Although the official figures state that the TIV registered in 2020 was 529,434 units, a decrease of 74,847 units or 12.4% compared to 2019 with 604,281 units, it was nonetheless a good achievement for the Malaysian automotive industry given the extremely challenging business environment. It was higher than MAA's forecasted 470,000 units.
According to the report, the higher than expected performance in the last quarter of 2020 helped reduce the expected decline in the TIV for the full year of 2020. One of the reasons it exceeded expectations according to MAA is due to the sales tax exemption's implementation, which helped boost demand and drove sales in the second half of the year.

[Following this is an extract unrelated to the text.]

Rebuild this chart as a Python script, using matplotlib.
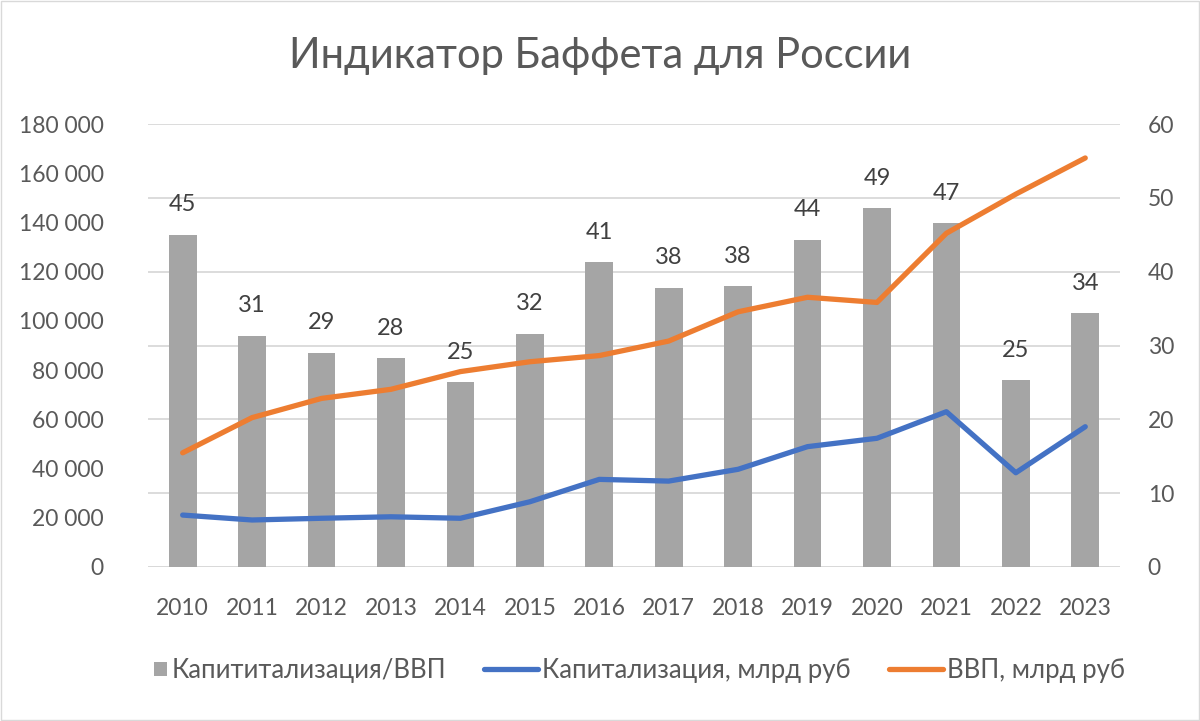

The TIV reached its peak in December when a total of 68,836 vehicles were registered, as consumers were buying forward in anticipation of the end of the sales tax exemption incentive for passenger vehicles under the PENJANA programme.
Pic Credit: Borneo Post
The incentive was due to end on 31 December 2020 but has since been extended to 30 June 2021.
The Passenger Vehicles segment declined by 69,212 units or 12.6%, while the Commercial Vehicles segment registered a decline of 10.4% or 5,635 units.
Looking towards 2021, MAA is optimistic that the local automotive market will rebound this year, mainly due to our government's many economic stimulus packages, including lower hire purchase loan interest rates.